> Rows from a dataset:
»»
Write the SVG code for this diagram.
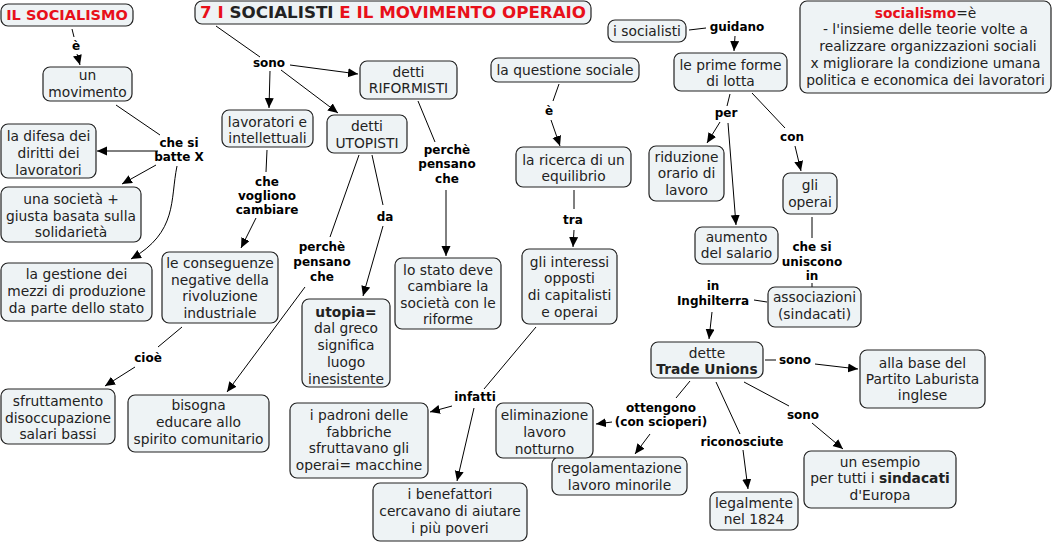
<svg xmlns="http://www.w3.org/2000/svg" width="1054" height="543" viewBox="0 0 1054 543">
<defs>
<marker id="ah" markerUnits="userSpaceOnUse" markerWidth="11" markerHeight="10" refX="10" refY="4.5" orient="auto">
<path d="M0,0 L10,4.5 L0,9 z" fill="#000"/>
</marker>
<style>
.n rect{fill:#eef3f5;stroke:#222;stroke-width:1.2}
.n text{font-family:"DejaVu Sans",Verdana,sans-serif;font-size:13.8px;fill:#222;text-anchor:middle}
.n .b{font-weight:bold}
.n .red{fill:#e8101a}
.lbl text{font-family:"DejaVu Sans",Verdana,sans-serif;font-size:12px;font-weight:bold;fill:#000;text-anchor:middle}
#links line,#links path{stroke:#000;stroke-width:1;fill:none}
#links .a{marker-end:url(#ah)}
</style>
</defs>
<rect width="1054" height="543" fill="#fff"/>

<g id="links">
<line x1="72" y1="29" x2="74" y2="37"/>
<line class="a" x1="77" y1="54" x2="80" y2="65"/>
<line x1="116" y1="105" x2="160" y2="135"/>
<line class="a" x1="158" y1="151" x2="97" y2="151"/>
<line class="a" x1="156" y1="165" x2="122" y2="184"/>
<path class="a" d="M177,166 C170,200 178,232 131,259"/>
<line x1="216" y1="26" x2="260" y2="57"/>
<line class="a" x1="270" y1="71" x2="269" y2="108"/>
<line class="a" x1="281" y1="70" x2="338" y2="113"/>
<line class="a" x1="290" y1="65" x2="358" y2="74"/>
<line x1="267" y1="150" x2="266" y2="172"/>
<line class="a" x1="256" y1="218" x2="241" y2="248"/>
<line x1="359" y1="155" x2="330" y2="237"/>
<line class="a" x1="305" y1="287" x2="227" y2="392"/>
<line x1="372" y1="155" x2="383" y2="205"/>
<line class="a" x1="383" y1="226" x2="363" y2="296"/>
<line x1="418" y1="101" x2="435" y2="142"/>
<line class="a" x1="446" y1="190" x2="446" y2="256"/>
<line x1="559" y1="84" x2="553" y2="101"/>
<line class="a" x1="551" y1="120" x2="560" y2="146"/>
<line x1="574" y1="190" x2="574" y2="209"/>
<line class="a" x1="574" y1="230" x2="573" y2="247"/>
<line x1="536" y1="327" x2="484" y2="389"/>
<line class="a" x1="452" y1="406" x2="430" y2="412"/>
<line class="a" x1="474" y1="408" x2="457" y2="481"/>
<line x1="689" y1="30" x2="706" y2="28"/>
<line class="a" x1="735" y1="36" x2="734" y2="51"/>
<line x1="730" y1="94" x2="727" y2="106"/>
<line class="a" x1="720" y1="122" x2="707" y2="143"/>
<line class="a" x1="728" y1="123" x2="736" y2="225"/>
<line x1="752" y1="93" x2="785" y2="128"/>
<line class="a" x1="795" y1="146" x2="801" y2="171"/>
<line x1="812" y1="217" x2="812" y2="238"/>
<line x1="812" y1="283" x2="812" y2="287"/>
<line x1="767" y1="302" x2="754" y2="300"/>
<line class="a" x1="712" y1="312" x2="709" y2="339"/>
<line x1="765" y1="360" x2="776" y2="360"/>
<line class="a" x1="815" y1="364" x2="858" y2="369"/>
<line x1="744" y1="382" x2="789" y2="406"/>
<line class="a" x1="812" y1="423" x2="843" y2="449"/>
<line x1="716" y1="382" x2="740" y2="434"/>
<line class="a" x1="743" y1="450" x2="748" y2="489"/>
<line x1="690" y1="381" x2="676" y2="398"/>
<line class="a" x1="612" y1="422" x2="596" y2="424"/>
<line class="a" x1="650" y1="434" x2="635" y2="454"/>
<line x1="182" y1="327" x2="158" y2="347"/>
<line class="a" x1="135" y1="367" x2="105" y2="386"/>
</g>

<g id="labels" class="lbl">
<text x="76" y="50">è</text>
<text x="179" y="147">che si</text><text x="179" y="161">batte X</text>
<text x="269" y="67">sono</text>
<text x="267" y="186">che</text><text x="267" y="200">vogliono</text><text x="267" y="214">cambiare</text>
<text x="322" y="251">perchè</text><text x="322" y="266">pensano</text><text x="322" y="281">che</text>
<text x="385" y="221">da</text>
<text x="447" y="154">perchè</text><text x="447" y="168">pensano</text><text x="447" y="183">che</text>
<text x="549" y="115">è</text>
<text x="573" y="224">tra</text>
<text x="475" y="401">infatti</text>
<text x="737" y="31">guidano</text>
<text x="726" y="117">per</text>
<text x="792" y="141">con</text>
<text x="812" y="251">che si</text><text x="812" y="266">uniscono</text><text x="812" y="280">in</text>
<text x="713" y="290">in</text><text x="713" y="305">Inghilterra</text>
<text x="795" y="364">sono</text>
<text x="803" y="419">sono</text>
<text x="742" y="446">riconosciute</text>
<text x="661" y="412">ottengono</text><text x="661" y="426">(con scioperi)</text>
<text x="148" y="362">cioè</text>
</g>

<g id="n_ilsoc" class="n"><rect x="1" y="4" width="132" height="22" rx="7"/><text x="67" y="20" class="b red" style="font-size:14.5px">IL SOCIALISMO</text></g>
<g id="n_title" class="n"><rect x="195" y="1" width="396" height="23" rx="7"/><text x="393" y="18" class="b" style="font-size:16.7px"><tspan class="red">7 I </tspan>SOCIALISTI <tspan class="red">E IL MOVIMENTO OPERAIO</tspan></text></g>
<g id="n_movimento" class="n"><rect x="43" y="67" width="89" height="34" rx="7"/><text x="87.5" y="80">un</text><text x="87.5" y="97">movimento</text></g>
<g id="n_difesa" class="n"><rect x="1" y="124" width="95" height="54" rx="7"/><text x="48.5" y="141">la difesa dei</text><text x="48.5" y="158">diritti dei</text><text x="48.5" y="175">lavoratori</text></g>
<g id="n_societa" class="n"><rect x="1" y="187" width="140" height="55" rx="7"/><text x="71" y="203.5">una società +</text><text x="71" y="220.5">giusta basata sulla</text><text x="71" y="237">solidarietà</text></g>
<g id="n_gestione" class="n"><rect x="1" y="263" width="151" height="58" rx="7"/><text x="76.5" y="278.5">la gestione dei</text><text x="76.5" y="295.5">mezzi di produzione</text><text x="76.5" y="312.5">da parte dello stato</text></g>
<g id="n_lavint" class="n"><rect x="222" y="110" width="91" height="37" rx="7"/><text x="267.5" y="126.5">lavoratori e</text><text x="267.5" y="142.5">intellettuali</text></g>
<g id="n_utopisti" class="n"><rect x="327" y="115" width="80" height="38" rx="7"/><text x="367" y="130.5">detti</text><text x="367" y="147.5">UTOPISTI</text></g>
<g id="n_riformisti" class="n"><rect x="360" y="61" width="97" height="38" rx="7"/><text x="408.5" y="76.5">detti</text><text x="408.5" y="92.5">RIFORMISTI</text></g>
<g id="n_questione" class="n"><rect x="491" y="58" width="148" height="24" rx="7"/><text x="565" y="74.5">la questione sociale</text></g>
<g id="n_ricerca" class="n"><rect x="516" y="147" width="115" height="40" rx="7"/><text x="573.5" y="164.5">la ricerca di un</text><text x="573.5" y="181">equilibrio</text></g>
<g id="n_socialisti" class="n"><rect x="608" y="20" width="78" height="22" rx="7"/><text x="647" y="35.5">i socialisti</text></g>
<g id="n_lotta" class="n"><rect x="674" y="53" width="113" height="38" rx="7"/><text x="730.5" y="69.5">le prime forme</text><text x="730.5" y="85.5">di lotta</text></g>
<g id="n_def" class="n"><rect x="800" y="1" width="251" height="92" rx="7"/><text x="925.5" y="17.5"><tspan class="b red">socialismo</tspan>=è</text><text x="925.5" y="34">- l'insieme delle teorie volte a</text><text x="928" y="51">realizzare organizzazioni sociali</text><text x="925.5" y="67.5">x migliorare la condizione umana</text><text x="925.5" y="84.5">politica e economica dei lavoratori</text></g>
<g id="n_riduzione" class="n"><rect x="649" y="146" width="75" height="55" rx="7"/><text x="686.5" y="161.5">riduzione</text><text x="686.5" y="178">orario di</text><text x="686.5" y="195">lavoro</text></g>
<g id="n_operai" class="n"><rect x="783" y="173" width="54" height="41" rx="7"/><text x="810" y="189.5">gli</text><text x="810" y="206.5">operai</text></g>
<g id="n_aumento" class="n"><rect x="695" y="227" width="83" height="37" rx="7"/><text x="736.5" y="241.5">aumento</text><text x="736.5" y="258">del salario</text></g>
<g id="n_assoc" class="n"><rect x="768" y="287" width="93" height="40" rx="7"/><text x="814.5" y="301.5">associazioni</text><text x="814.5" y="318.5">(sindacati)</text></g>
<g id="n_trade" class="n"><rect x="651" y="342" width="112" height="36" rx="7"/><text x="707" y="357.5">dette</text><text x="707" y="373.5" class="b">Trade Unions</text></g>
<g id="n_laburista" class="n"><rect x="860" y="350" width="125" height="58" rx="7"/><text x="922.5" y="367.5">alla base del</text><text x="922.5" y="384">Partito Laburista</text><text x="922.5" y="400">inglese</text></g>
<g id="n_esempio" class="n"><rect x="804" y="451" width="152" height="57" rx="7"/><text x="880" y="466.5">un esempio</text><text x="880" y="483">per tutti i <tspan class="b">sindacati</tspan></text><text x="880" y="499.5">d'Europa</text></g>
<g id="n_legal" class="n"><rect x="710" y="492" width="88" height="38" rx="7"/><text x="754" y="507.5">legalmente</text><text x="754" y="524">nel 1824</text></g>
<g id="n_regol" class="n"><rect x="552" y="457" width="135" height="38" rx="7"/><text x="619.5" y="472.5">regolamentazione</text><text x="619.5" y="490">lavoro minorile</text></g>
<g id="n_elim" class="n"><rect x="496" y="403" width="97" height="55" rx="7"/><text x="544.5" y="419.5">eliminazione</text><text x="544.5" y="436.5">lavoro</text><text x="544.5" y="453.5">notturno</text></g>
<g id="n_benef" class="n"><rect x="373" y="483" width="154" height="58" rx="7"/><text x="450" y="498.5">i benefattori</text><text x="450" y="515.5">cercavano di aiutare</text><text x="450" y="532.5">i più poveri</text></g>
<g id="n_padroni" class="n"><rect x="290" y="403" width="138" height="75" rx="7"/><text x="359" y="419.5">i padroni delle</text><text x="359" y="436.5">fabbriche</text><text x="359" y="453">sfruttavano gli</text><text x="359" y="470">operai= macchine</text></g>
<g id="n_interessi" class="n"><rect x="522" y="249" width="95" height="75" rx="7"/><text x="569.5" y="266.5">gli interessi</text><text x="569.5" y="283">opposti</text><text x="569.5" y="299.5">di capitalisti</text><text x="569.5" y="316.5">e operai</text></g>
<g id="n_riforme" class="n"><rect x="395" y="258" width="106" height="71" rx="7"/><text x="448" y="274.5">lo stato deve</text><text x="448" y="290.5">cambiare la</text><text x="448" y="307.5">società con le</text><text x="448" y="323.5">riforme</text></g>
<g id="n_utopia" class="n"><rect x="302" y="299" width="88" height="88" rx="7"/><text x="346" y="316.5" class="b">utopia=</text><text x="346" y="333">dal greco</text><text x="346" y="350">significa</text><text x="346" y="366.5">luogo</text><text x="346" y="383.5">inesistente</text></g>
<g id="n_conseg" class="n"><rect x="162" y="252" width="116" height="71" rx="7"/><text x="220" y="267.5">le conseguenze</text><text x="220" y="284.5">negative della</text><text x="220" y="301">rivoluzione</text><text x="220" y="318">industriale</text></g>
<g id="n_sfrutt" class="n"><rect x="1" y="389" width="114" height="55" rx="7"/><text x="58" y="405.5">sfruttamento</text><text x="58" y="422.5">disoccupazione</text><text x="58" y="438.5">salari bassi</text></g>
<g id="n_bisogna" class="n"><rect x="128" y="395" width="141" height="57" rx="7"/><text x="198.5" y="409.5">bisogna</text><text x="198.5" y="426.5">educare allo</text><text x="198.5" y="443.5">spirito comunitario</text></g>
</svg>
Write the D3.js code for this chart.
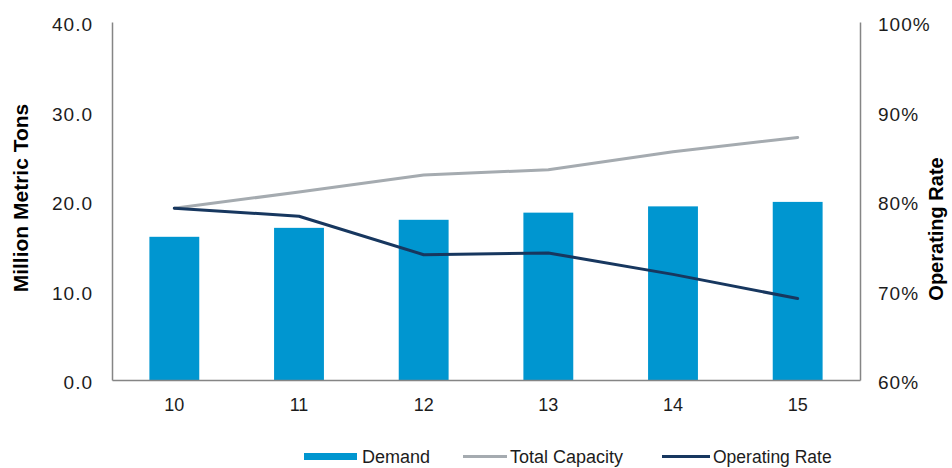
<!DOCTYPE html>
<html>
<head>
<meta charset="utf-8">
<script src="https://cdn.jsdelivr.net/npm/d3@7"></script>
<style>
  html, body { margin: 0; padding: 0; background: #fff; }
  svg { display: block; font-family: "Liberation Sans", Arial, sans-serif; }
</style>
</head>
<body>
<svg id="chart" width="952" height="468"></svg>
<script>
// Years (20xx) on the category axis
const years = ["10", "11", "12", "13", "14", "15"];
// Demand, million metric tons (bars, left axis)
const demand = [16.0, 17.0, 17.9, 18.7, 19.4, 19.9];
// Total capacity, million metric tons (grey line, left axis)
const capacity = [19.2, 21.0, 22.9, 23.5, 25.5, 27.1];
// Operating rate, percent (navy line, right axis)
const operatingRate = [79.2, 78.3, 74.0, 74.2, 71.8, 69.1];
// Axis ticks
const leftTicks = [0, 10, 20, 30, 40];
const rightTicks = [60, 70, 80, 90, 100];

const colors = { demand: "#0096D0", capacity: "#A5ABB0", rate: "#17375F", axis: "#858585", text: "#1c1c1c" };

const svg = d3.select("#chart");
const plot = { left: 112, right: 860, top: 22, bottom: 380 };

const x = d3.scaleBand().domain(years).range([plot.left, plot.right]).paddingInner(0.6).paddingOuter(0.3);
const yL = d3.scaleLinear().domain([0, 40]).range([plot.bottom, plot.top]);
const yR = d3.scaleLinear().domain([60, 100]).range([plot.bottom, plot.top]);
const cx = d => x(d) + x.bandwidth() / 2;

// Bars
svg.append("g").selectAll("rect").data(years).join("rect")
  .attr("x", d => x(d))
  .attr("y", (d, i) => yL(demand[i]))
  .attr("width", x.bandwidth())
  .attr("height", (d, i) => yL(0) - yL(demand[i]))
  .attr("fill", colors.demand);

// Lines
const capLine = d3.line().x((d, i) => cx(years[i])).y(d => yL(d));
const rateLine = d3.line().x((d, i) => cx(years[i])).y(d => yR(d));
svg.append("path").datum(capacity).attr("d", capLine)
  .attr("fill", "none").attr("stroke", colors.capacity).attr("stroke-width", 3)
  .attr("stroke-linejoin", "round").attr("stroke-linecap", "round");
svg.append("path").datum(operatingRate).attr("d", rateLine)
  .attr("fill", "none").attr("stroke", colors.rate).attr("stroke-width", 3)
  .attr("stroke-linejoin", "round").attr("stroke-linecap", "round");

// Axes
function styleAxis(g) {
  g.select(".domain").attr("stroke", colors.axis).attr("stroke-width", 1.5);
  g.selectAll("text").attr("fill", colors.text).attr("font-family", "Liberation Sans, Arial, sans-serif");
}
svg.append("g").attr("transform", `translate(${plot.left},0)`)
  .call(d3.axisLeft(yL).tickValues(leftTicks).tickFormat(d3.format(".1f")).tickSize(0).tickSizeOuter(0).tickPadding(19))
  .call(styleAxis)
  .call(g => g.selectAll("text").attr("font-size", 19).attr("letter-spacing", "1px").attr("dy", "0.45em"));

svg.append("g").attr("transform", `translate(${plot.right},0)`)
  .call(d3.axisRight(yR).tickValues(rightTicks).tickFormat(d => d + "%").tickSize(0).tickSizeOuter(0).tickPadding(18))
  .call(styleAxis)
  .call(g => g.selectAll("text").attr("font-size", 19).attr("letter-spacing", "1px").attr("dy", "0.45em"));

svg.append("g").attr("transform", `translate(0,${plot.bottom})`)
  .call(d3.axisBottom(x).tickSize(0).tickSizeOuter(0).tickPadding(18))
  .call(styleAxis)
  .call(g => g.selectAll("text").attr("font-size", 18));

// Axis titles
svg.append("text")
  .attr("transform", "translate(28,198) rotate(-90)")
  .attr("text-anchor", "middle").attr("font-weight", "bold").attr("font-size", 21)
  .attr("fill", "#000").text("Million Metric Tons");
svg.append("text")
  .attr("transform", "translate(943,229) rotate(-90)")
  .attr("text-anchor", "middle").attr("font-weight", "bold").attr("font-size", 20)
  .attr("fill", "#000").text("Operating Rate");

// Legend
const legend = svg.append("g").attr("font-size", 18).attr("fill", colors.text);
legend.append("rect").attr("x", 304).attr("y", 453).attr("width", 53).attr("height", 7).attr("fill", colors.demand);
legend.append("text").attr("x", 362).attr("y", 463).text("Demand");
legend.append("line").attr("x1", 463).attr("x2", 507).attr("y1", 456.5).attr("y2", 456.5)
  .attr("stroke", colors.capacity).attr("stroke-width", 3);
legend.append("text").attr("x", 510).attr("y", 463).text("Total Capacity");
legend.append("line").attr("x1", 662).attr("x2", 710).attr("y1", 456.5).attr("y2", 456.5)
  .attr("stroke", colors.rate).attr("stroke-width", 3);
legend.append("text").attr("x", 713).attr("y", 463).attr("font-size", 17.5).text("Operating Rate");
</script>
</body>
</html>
««
> WHAT THIS TASK INVOLVES: Omit all pictures, and reproduce exactly the lines from the one holding "Write the D3.js code for this chart." through the one holding "const cx = d => x(d) + x.bandwidth() / 2;", both included.

> ANSWER TO THE PROBLEM:
Write the D3.js code for this chart.
<!DOCTYPE html>
<html>
<head>
<meta charset="utf-8">
<script src="https://cdn.jsdelivr.net/npm/d3@7"></script>
<style>
  html, body { margin: 0; padding: 0; background: #fff; }
  svg { display: block; font-family: "Liberation Sans", Arial, sans-serif; }
</style>
</head>
<body>
<svg id="chart" width="952" height="468"></svg>
<script>
// Years (20xx) on the category axis
const years = ["10", "11", "12", "13", "14", "15"];
// Demand, million metric tons (bars, left axis)
const demand = [16.0, 17.0, 17.9, 18.7, 19.4, 19.9];
// Total capacity, million metric tons (grey line, left axis)
const capacity = [19.2, 21.0, 22.9, 23.5, 25.5, 27.1];
// Operating rate, percent (navy line, right axis)
const operatingRate = [79.2, 78.3, 74.0, 74.2, 71.8, 69.1];
// Axis ticks
const leftTicks = [0, 10, 20, 30, 40];
const rightTicks = [60, 70, 80, 90, 100];

const colors = { demand: "#0096D0", capacity: "#A5ABB0", rate: "#17375F", axis: "#858585", text: "#1c1c1c" };

const svg = d3.select("#chart");
const plot = { left: 112, right: 860, top: 22, bottom: 380 };

const x = d3.scaleBand().domain(years).range([plot.left, plot.right]).paddingInner(0.6).paddingOuter(0.3);
const yL = d3.scaleLinear().domain([0, 40]).range([plot.bottom, plot.top]);
const yR = d3.scaleLinear().domain([60, 100]).range([plot.bottom, plot.top]);
const cx = d => x(d) + x.bandwidth() / 2;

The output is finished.